We know that e-commerce is one of the greatest ways to shop, online or offline, and it is worth noting that there are huge advantages to e-commerce. However, if you are running an e-commerce business, you would say there are disadvantages to running an online business compared to an offline one. This is because there are bad actors in every industry, and this goes for the e-commerce industry as well with people who are looking to fraud the sellers online. We have also recently published an article on some of the most common ways people fraud on Amazon and we recommend you to read that article.
Now, a study has been published by Ravelin regarding frauds seen by e-commerce merchants and says that they are struggling to survive because of this. The data reveals that “59% of merchants have seen a huge leap in online payment fraud in the last twelve months. Other merchants reported account takeover (51%), promotion abuse (up 52%), refund abuse (up 53%) and customer fraud/friendly fraud (up 40%)”. Furthermore, “over half (58%) of online businesses polled in the UK plan to grow their fraud teams in the next year. Everywhere else the world, the trend is even more pronounced, with 80% of merchants in Germany, 72% in the US, and 86% in Australia expecting teams to grow in size”.
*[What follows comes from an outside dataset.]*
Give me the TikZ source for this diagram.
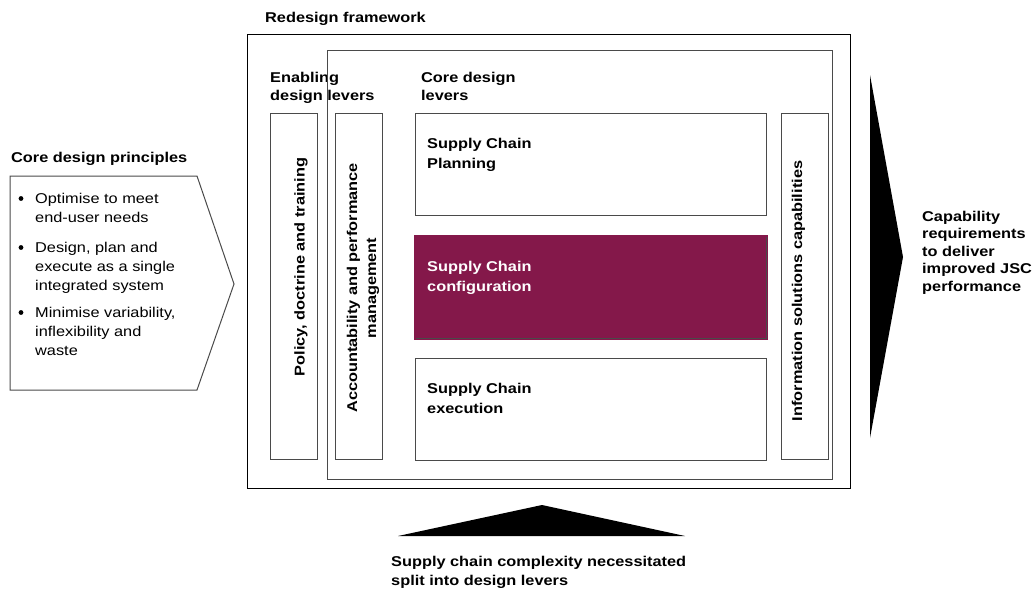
\documentclass[tikz,border=0pt]{standalone}
\usepackage{fontspec}
\setmainfont{Liberation Sans}[FakeStretch=1.15]
\usetikzlibrary{positioning,calc}
\definecolor{mMaroon}{HTML}{84184A}
\definecolor{mLine}{HTML}{4A4A4A}

\begin{document}
\begin{tikzpicture}[x=1pt,y=-1pt,
  txt/.style={inner sep=0pt,anchor=north west,align=left,font=\fontsize{14.2}{#1}\selectfont},
  txt/.default=19,
  hd/.style={txt=#1,font=\fontsize{14.2}{#1}\selectfont\bfseries},
  hd/.default=19,
  frame/.style={draw=#1,line width=1.1pt,inner sep=0pt,anchor=north west},
  frame/.default=mLine,
  lever/.style={frame,minimum width=47pt,minimum height=346pt},
  scbox/.style={frame,minimum width=351pt,minimum height=102pt},
  vlab/.style={rotate=90,align=center,inner sep=0pt,font=\fontsize{14.2}{19}\selectfont\bfseries}]
  \useasboundingbox (0,0) rectangle (1034,590);

  % titles
  \node[hd] (rf) at (265,12) {Redesign framework};
  \node[hd=18] (enab) at (270,72) {Enabling\\design levers};
  \node[hd=18] (core) at (421,72) {Core design\\levers};

  % frames
  \node[frame=black,minimum width=603pt,minimum height=454pt] (outer) at (247,34) {};
  \node[frame,minimum width=505pt,minimum height=429pt] (inner) at (327,50) {};

  % enabling levers
  \node[lever] (pol) at (270,113) {};
  \node[lever] (acc) at (335,113) {};
  \node[lever] (info) at (781,113) {};
  \node[vlab] (pol-t) at (301,267) {Policy, doctrine and training};
  \node[vlab] (acc-t) at (363,288) {Accountability and performance\\management};
  \node[vlab] (info-t) at (798.5,291) {Information solutions capabilities};

  % core levers
  \foreach \n/\y/\f/\c/\t in {%
      plan/113/white/black/{Supply Chain\\Planning},
      conf/236/mMaroon/white/{Supply Chain\\configuration},
      exec/358/white/black/{Supply Chain\\execution}}{%
    \node[scbox,fill=\f] (\n) at (415,\y) {};
    \node[hd=20,text=\c] (\n-t) at ([shift={(12,25)}]\n.north west) {\t};
  }
  \draw[mMaroon,line width=1.1pt] (conf.north west) rectangle (conf.south east);

  % principles
  \node[hd] (cdp) at (11,152) {Core design principles};
  \draw[mLine,line width=1pt] (10,176) -- (197,176) -- (234,284) -- (197,390) -- (10,390) -- cycle;
  \foreach \y/\t [count=\i] in {%
      193/{Optimise to meet\\end-user needs},
      242/{Design, plan and\\execute as a single\\integrated system},
      307/{Minimise variability,\\inflexibility and\\waste}}{%
    \fill (21,\y+5.5) circle (2.4);
    \node[txt] (pt\i) at (35,\y) {\t};
  }

  % outcome and driver
  \fill (870,75) -- (903,257) -- (870,438) -- cycle;
  \node[hd=17.5] (cap) at (922,211) {Capability\\requirements\\to deliver\\improved JSC\\performance};
  \fill (398,536) -- (542,505) -- (685,536) -- cycle;
  \node[hd=19.3] (cplx) at (391,556) {Supply chain complexity necessitated\\split into design levers};
\end{tikzpicture}
\end{document}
Ravelin CEO says that “Over the years merchants have built up fraud investigation teams which they’re justifiably proud of. But fraud continues to grow and mutate: simply throwing more people and money at the problem won’t make it go away. Losses will continue to grow”. Martin Sweeney, Ravelin’s CEO, adds that “Businesses need to get on the front foot managing fraud: using automation to nip fraudulent transactions in the bud. Better automation helps teams scale and frees up fraud investigators from mundane tasks enabling them to focus on informing product development, identifying other sources of profit erosion, and other more important strategic tasks that drive growth. With the economy in an uncertain place, enabling growth must become the priority.” Ravelin’s survey shows that new types of fraud have also increased and one of them involves “policy abuse”.